O comunicado informa “que tal procedimento é condição necessária para que esta Secretaria possa emitir o certificado de trânsito em julgado da sentença (para os subsequentes cumprimentos de transcrição junto ao Escritório de Estado Civil dos Municípios)”.
“A fase da execução da sentença que reconhece a cidadania italiana pode se tornar um pesadelo burocrático”, calcula Mellone, aduzindo que, “por sorte, estas sentenças aplicam um princípio que evita todas estas complicações” – o princípio enunciado nos artigos 702 ter (e 282) do Código processual civil italiano, “ou seja, que as decisões judiciais são imediatamente executivas, independentemente da sua definitividade”.
Diz ainda Mellone: “Portanto, embora a decisão que reconhece a cidadania italiana foi apelada, o Oficial de Estado Civil deve transcrever os documentos e não pode obrigar o interessado a aguardar o tempo todo do apelo (até 3 anos) sem poder exercer os direitos relativos à cidadania italiana”.
“Foi exatamente o que aconteceu no primeiro caso analisado pelo Tribunal de Savona (decisão proferida no dia 14.06.2024) em que um grupo de descendentes de um italiano emigrado ao Sul América foram reconhecidos cidadãos italianos pelo Tribunal de Genova que ordenou a transcrição dos documentos. Mas o Estado italiano apelou a decisão e, portanto, o oficial de estado civil negou a transcrição dos documentos, alegando que a decisão não era definitiva. Mais precisamente, o Oficial de Estado Civil alegava que não podia cumprir com a ordem judicial emitida pelo Tribunal de Gênova, sendo que “ele era vinculado às instruções do Ministério do Interior italiano”.

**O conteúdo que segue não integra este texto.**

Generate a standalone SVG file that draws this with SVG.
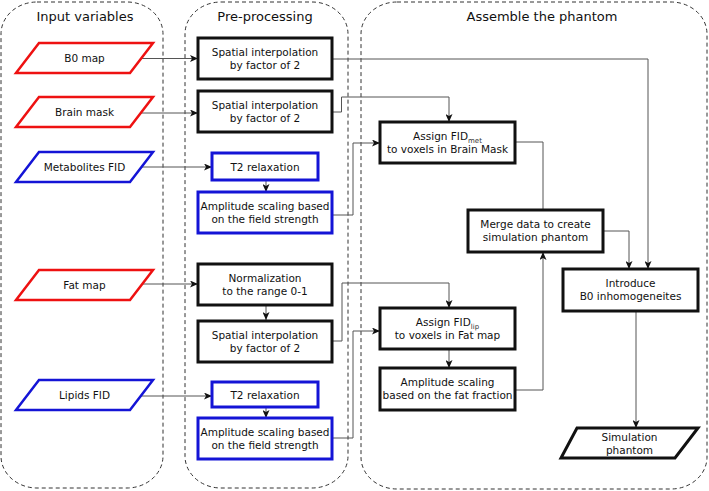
<svg xmlns="http://www.w3.org/2000/svg" width="709" height="491" viewBox="0 0 709 491">
<defs>
<marker id="ah" markerUnits="userSpaceOnUse" markerWidth="9" markerHeight="7" refX="8" refY="3.5" orient="auto">
<path d="M0,0 L8,3.5 L0,7 L2,3.5 Z" fill="#111"/>
</marker>
<style>
.lane{fill:none;stroke:#333;stroke-width:1;stroke-dasharray:4,3}
.title{font-family:"DejaVu Sans",sans-serif;font-size:13px;fill:#111;text-anchor:middle}
.t{font-family:"DejaVu Sans",sans-serif;font-size:10.5px;fill:#111;text-anchor:middle}
.sub{font-size:7px;fill:#333}
.bk{fill:#fff;stroke:#111;stroke-width:3}
.bl{fill:#fff;stroke:#1414d6;stroke-width:3}
.pr{fill:#fff;stroke:#ee1111;stroke-width:2.5}
.pb{fill:#fff;stroke:#1414d6;stroke-width:2.5}
.pk{fill:#fff;stroke:#111;stroke-width:3}
.c{fill:none;stroke:#555;stroke-width:1;marker-end:url(#ah)}
.cn{fill:none;stroke:#555;stroke-width:1}
</style>
</defs>
<g id="lanes">
<rect class="lane" x="1" y="2" width="162" height="486" rx="36" ry="32"/>
<rect class="lane" x="185" y="2" width="163" height="486" rx="36" ry="32"/>
<rect class="lane" x="361" y="2" width="346" height="487" rx="36" ry="32"/>
<text class="title" x="85" y="21">Input variables</text>
<text class="title" x="265" y="21">Pre-processing</text>
<text class="title" x="542" y="21">Assemble the phantom</text>
</g>
<g id="connectors">
<path class="c" d="M140,58.5 H198"/>
<path class="c" d="M332,59 H648 V269"/>
<path class="c" d="M140,113 H198"/>
<path class="c" d="M332,112 H341.5 V97 H449 V122"/>
<path class="c" d="M137,167 H212"/>
<path class="c" d="M266,180 V192"/>
<path class="c" d="M332,215 H353 V143 H380"/>
<path class="cn" d="M515,142 H543 V210"/>
<path class="c" d="M603,231 H629 V269"/>
<path class="c" d="M140,284 H198"/>
<path class="c" d="M266,305 V320"/>
<path class="c" d="M332,341 H342 V283 H449 V308"/>
<path class="c" d="M140,396 H212"/>
<path class="c" d="M266,407 V418"/>
<path class="c" d="M332,438 H353 V331 H380"/>
<path class="c" d="M449,349 V368"/>
<path class="c" d="M515,390 H543 V252"/>
<path class="c" d="M636,311 V428"/>
</g>
<g id="b0map">
<polygon class="pr" points="39,43 153,43 130,73 16,73"/>
<text class="t" x="84.5" y="62">B0 map</text>
</g>
<g id="brainmask">
<polygon class="pr" points="39,97 153,97 130,127 16,127"/>
<text class="t" x="84.5" y="116">Brain mask</text>
</g>
<g id="metfid">
<polygon class="pb" points="39,152 153,152 130,182 16,182"/>
<text class="t" x="84.5" y="171">Metabolites FID</text>
</g>
<g id="fatmap">
<polygon class="pr" points="39,270 153,270 130,300 16,300"/>
<text class="t" x="84.5" y="289">Fat map</text>
</g>
<g id="lipfid">
<polygon class="pb" points="39,380 153,380 130,410 16,410"/>
<text class="t" x="84.5" y="399">Lipids FID</text>
</g>
<g id="interp1">
<rect class="bk" x="198" y="38" width="134" height="41"/>
<text class="t" x="265" y="56">Spatial interpolation</text>
<text class="t" x="265" y="69">by factor of 2</text>
</g>
<g id="interp2">
<rect class="bk" x="198" y="91" width="134" height="41"/>
<text class="t" x="265" y="109">Spatial interpolation</text>
<text class="t" x="265" y="122">by factor of 2</text>
</g>
<g id="t2met">
<rect class="bl" x="212" y="153" width="106" height="27"/>
<text class="t" x="265" y="170.5">T2 relaxation</text>
</g>
<g id="ampmet">
<rect class="bl" x="198" y="192" width="134" height="41"/>
<text class="t" x="265" y="210">Amplitude scaling based</text>
<text class="t" x="265" y="223">on the field strength</text>
</g>
<g id="norm">
<rect class="bk" x="198" y="264" width="134" height="41"/>
<text class="t" x="265" y="282">Normalization</text>
<text class="t" x="265" y="295">to the range 0-1</text>
</g>
<g id="interp3">
<rect class="bk" x="198" y="321" width="134" height="41"/>
<text class="t" x="265" y="339">Spatial interpolation</text>
<text class="t" x="265" y="352">by factor of 2</text>
</g>
<g id="t2lip">
<rect class="bl" x="212" y="382" width="106" height="25"/>
<text class="t" x="265" y="398.5">T2 relaxation</text>
</g>
<g id="amplip">
<rect class="bl" x="198" y="418" width="134" height="41"/>
<text class="t" x="265" y="436">Amplitude scaling based</text>
<text class="t" x="265" y="449">on the field strength</text>
</g>
<g id="assignmet">
<rect class="bk" x="380" y="122" width="135" height="41"/>
<text class="t" x="447.5" y="140">Assign FID<tspan class="sub" dy="2.5">met</tspan></text>
<text class="t" x="447.5" y="153">to voxels in Brain Mask</text>
</g>
<g id="merge">
<rect class="bk" x="468" y="210" width="135" height="42"/>
<text class="t" x="535.5" y="228">Merge data to create</text>
<text class="t" x="535.5" y="241">simulation phantom</text>
</g>
<g id="introduce">
<rect class="bk" x="563" y="269" width="135" height="42"/>
<text class="t" x="630.5" y="287">Introduce</text>
<text class="t" x="630.5" y="300">B0 inhomogeneites</text>
</g>
<g id="assignlip">
<rect class="bk" x="380" y="308" width="135" height="41"/>
<text class="t" x="447.5" y="326">Assign FID<tspan class="sub" dy="2.5">lip</tspan></text>
<text class="t" x="447.5" y="339">to voxels in Fat map</text>
</g>
<g id="ampfat">
<rect class="bk" x="380" y="368" width="135" height="42"/>
<text class="t" x="447.5" y="386">Amplitude scaling</text>
<text class="t" x="447.5" y="399">based on the fat fraction</text>
</g>
<g id="simphantom">
<polygon class="pk" points="577,428 698,428 675,458 561,458"/>
<text class="t" x="629.5" y="440.5">Simulation</text>
<text class="t" x="629.5" y="453.5">phantom</text>
</g>
</svg>
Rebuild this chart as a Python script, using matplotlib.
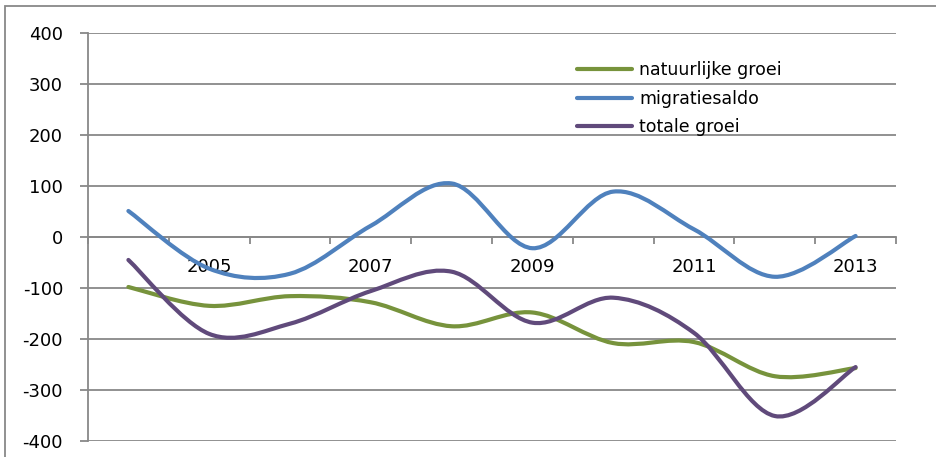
import matplotlib
matplotlib.use('Agg')

import numpy as np
import matplotlib.pyplot as plt
from matplotlib.path import Path
from matplotlib.patches import PathPatch, Rectangle
from matplotlib.lines import Line2D

plt.rcParams['font.family'] = 'DejaVu Sans'
plt.rcParams['axes.unicode_minus'] = False

years = [2004, 2005, 2006, 2007, 2008, 2009, 2010, 2011, 2012, 2013]
natuurlijke_groei = [-98, -135, -116, -128, -175, -148, -208, -206, -273, -257]
migratiesaldo = [51, -62, -72, 22, 105, -22, 89, 15, -78, 2]
totale_groei = [-45, -190, -170, -106, -68, -168, -119, -188, -351, -255]

series = [
    ('natuurlijke groei', natuurlijke_groei, '#77933C'),
    ('migratiesaldo', migratiesaldo, '#4F81BD'),
    ('totale groei', totale_groei, '#604A7B'),
]


def smooth_path(xs, ys):
    # excel style smoothed line: bezier through the points
    pts = np.column_stack([xs, ys]).astype(float)
    n = len(pts)
    verts = [pts[0]]
    codes = [Path.MOVETO]
    for i in range(n - 1):
        p0 = pts[i - 1] if i > 0 else pts[i]
        p1 = pts[i]
        p2 = pts[i + 1]
        p3 = pts[i + 2] if i + 2 < n else pts[i + 1]
        c1 = p1 + (p2 - p0) / 6.0
        c2 = p2 - (p3 - p1) / 6.0
        verts += [c1, c2, p2]
        codes += [Path.CURVE4] * 3
    return Path(verts, codes)


fig = plt.figure(figsize=(9.36, 4.57), dpi=100)
ax = fig.add_axes([88 / 936, 1 - 441 / 457, 808 / 936, 408 / 457])

# chart area border
fig.patches.append(Rectangle((5 / 936, -0.05), 1.0, 1 - 6 / 457 + 0.05,
                             transform=fig.transFigure, fill=False,
                             edgecolor='#888888', linewidth=1.3))

x = np.arange(len(years))
handles = []
for name, vals, col in series:
    patch = PathPatch(smooth_path(x, vals), facecolor='none', edgecolor=col,
                      linewidth=3.0, capstyle='round', joinstyle='round', zorder=3)
    ax.add_patch(patch)
    handles.append(Line2D([], [], color=col, linewidth=3.0, solid_capstyle='round'))

ax.set_xlim(-0.5, len(years) - 0.5)
ax.set_ylim(-400, 400)
ax.set_yticks(np.arange(-400, 401, 100))
ax.yaxis.grid(True, color='#888888', linewidth=1.3)
ax.set_axisbelow(True)

ax.spines['top'].set_visible(False)
ax.spines['right'].set_visible(False)
ax.spines['left'].set_color('#888888')
ax.spines['left'].set_linewidth(1.3)
ax.spines['bottom'].set_position(('data', 0))
ax.spines['bottom'].set_color('#888888')
ax.spines['bottom'].set_linewidth(1.3)

ax.set_xticks(x[1::2])
ax.set_xticklabels([str(y) for y in years[1::2]])
ax.set_xticks(np.arange(-0.5, len(years), 1.0), minor=True)
ax.tick_params(axis='x', which='major', length=0, pad=15, labelsize=13)
ax.tick_params(axis='x', which='minor', length=5, width=1.3, color='#888888')
ax.tick_params(axis='y', length=6, width=1.3, color='#888888', pad=12, labelsize=13)

ax.legend(handles, [s[0] for s in series], loc='upper left',
          bbox_to_anchor=((578 - 88) / 808 - 0.01, 1 - (54 - 33) / 408),
          frameon=False, fontsize=12.5, handlelength=3.2, handletextpad=0.4,
          labelspacing=0.62, borderaxespad=0)

fig.savefig('out.png', dpi=100)
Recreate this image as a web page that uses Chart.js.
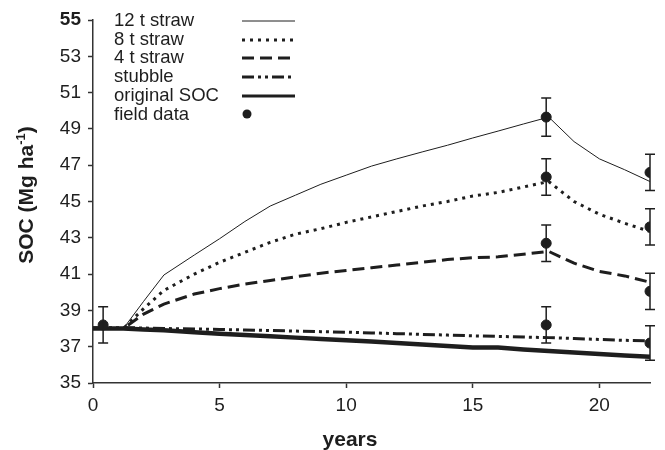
<!DOCTYPE html>
<html>
<head>
<meta charset="utf-8">
<script src="https://cdn.jsdelivr.net/npm/chart.js@4"></script>
<style>
  html, body { margin: 0; padding: 0; background: #fff; }
  #wrap { width: 665px; height: 450px; }
</style>
</head>
<body>
<div id="wrap"><canvas id="chart" width="665" height="450"></canvas></div>
<script>
// model output (years since start)
const modelYears = [0, 1.2, 2, 2.8, 4, 5, 6, 7, 8, 9, 10, 11, 12, 13, 14, 15, 16, 17, 18, 19, 20, 21, 22];
const straw12 = [38.0, 38.0, 39.5, 40.95, 42.05, 42.95, 43.9, 44.75, 45.35, 45.95, 46.45, 46.95, 47.35, 47.73, 48.1, 48.5, 48.88, 49.27, 49.65, 48.3, 47.35, 46.75, 46.1];
const straw8 = [38.0, 38.0, 39.1, 40.1, 41.0, 41.65, 42.2, 42.75, 43.2, 43.5, 43.85, 44.15, 44.45, 44.75, 45.0, 45.3, 45.5, 45.8, 46.1, 45.0, 44.3, 43.8, 43.35];
const straw4 = [38.0, 38.0, 38.8, 39.35, 39.9, 40.2, 40.45, 40.65, 40.85, 41.05, 41.2, 41.35, 41.5, 41.65, 41.8, 41.9, 41.95, 42.1, 42.25, 41.6, 41.15, 40.9, 40.55];
const stubble = [38.05, 38.05, 38.03, 38.0, 37.98, 37.95, 37.92, 37.89, 37.86, 37.83, 37.8, 37.76, 37.72, 37.68, 37.64, 37.6, 37.57, 37.53, 37.5, 37.45, 37.4, 37.35, 37.32];
const originalSoc = [38.0, 38.0, 37.95, 37.9, 37.8, 37.72, 37.65, 37.58, 37.5, 37.43, 37.36, 37.28, 37.2, 37.12, 37.04, 36.95, 36.95, 36.85, 36.76, 36.68, 36.6, 36.52, 36.45];

// measured values with error bars
const fieldYears = [0.4, 17.9, 17.9, 17.9, 17.9, 22, 22, 22, 22];
const fieldSoc = [38.2, 49.65, 46.35, 42.7, 38.2, 46.6, 43.6, 40.05, 37.2];
const fieldErr = [1.0, 1.05, 1.0, 1.0, 1.0, 1.0, 1.0, 1.0, 0.95];

const xTicks = [0, 5, 10, 15, 20];
const yTicks = [35, 37, 39, 41, 43, 45, 47, 49, 51, 53, 55];

const FONT = "'Liberation Sans', Arial, sans-serif";
const INK = "#1e1e1e";

function toPoints(xs, ys) {
  return xs.map((x, i) => ({ x: x, y: ys[i] }));
}

function lineSet(label, values, width, dash) {
  return {
    type: "line",
    label: label,
    data: toPoints(modelYears, values),
    borderColor: INK,
    borderWidth: width,
    borderDash: dash,
    pointRadius: 0,
    tension: 0,
    fill: false,
    order: 1,
  };
}

const datasets = [
  lineSet("12 t straw", straw12, 1, []),
  lineSet("8 t straw", straw8, 3, [3, 5]),
  lineSet("4 t straw", straw4, 3, [12, 6]),
  lineSet("stubble", stubble, 3, [12, 4, 3, 4, 3, 4]),
  lineSet("original SOC", originalSoc, 4.5, []),
  {
    type: "scatter",
    label: "field data",
    data: toPoints(fieldYears, fieldSoc),
    backgroundColor: INK,
    borderColor: INK,
    pointRadius: 5,
    order: 0,
  },
];

// error bars, legend and axis titles
const extras = {
  id: "extras",
  afterDatasetsDraw(chart) {
    const { ctx, scales } = chart;
    const xs = scales.x, ys = scales.y;
    ctx.save();
    ctx.strokeStyle = INK;
    ctx.lineWidth = 1.5;
    for (let i = 0; i < fieldYears.length; i++) {
      const px = xs.getPixelForValue(fieldYears[i]);
      const top = ys.getPixelForValue(fieldSoc[i] + fieldErr[i]);
      const bot = ys.getPixelForValue(fieldSoc[i] - fieldErr[i]);
      ctx.beginPath();
      ctx.moveTo(px, top); ctx.lineTo(px, bot);
      ctx.moveTo(px - 5, top); ctx.lineTo(px + 5, top);
      ctx.moveTo(px - 5, bot); ctx.lineTo(px + 5, bot);
      ctx.stroke();
    }
    ctx.restore();
  },
  afterDraw(chart) {
    const { ctx } = chart;
    ctx.save();
    ctx.fillStyle = INK;

    // legend
    ctx.font = "18.5px " + FONT;
    ctx.textBaseline = "middle";
    const rowY = [21, 40, 58, 77, 96, 115];
    chart.data.datasets.forEach((ds, i) => {
      const y = rowY[i];
      ctx.fillText(ds.label, 114, y);
      if (ds.type === "scatter") {
        ctx.beginPath();
        ctx.arc(247, y - 1, 4.5, 0, Math.PI * 2);
        ctx.fill();
      } else {
        ctx.strokeStyle = INK;
        ctx.lineWidth = Math.min(ds.borderWidth, 3);
        ctx.setLineDash(ds.borderDash);
        ctx.beginPath();
        ctx.moveTo(242, y);
        ctx.lineTo(295, y);
        ctx.stroke();
        ctx.setLineDash([]);
      }
    });

    // x title
    ctx.font = "bold 21px " + FONT;
    ctx.textAlign = "center";
    ctx.textBaseline = "alphabetic";
    ctx.fillText("years", 350, 446);

    // y title with superscript
    ctx.translate(33, 195);
    ctx.rotate(-Math.PI / 2);
    const main = "SOC (Mg ha";
    const sup = "-1";
    const close = ")";
    ctx.font = "bold 21px " + FONT;
    const w1 = ctx.measureText(main).width;
    const w3 = ctx.measureText(close).width;
    ctx.font = "bold 13px " + FONT;
    const w2 = ctx.measureText(sup).width;
    let x = -(w1 + w2 + w3) / 2;
    ctx.textAlign = "left";
    ctx.font = "bold 21px " + FONT;
    ctx.fillText(main, x, 0);
    x += w1;
    ctx.font = "bold 13px " + FONT;
    ctx.fillText(sup, x, -8);
    x += w2;
    ctx.font = "bold 21px " + FONT;
    ctx.fillText(close, x, 0);
    ctx.restore();
  },
};

new Chart(document.getElementById("chart").getContext("2d"), {
  data: { datasets: datasets },
  options: {
    responsive: false,
    animation: false,
    layout: { padding: { top: 20, right: 15, left: 0, bottom: 0 } },
    plugins: {
      legend: { display: false },
      tooltip: { enabled: false },
    },
    scales: {
      x: {
        type: "linear",
        min: 0,
        max: 22,
        afterBuildTicks: (axis) => { axis.ticks = xTicks.map((v) => ({ value: v })); },
        afterFit: (axis) => { axis.height = 67; },
        border: { display: true, color: "#333", width: 1.5 },
        grid: { display: true, drawOnChartArea: false, drawTicks: true, tickLength: 5, tickColor: "#333", tickWidth: 1.5 },
        ticks: { color: INK, padding: 6, font: { family: FONT, size: 19 }, maxRotation: 0 },
      },
      y: {
        type: "linear",
        min: 35,
        max: 55,
        afterBuildTicks: (axis) => { axis.ticks = yTicks.map((v) => ({ value: v })); },
        afterFit: (axis) => { axis.width = 93; },
        border: { display: true, color: "#333", width: 1.5 },
        grid: { display: true, drawOnChartArea: false, drawTicks: true, tickLength: 5, tickColor: "#333", tickWidth: 1.5 },
        ticks: {
          color: INK,
          padding: 7,
          font: (c) => ({ family: FONT, size: 19, weight: c.tick && c.tick.value === 55 ? "bold" : "normal" }),
        },
      },
    },
  },
  plugins: [extras],
});
</script>
</body>
</html>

“O Tribunal de Savona – continua Mellone – afirmou a ilegitimidade dessa decisão, sendo que ela não se baseia sobre nenhuma fonte normativa e, muito pelo contrário, fere especificas normas processuais previstas pela lei italiana. Além disso, essa decisão – o Tribunal de Savona afirma – pode provocar um prejuízo ao interessado já que impede ao cidadão de exercer os direitos ligados ao status de cidadão italiano. De fato, os requerentes tinham interesse a exercer imediatamente ditos direitos (por exemplo, para trabalhar na Italia sem restrições ou necessidade de obter visto)”.
“O mesmo raciocínio – prossegue o advogado italiano – se encontra no segundo caso analisado pelo Tribunal de Savona (04.07.2024). Essas duas decisões não foram apeladas e foram ambas cumpridas pelos respetivos Oficiais de Estado Civil através da transcrição dos documentos nos registros cíveis italianos (embora esteja pendente o recurso do Estado italiano na Corte de Apelo)”.
“Estas sentenças representam outro exemplo de como os “dogmas da administração na área da cidadania italiana” vão pouco a pouco caindo. Já a Suprema Corte italiana recentemente afirmou que a prova da filiação (e, portanto, da transmissão da cidadania italiana por direito de sangue) pode ser realizada de qualquer forma, não sendo necessário um documento específico (certidão de nascimento) ao contrário do que afirma pela Circular k28, do Ministério do Interior”.
“Agora estas decisões do Tribunal de Savona declaram a ilegitimidade de decisões administrativas que pretendem negar a imediata executividade das ordens judiciais proferidas pelos Tribunais italianos na área da cidadania italiana iure sanguinis, mesmo se a lei italiana (e a própria ordem judicial) estabelecem exatamente o contrário”, conclui o advogado Marco Mellone.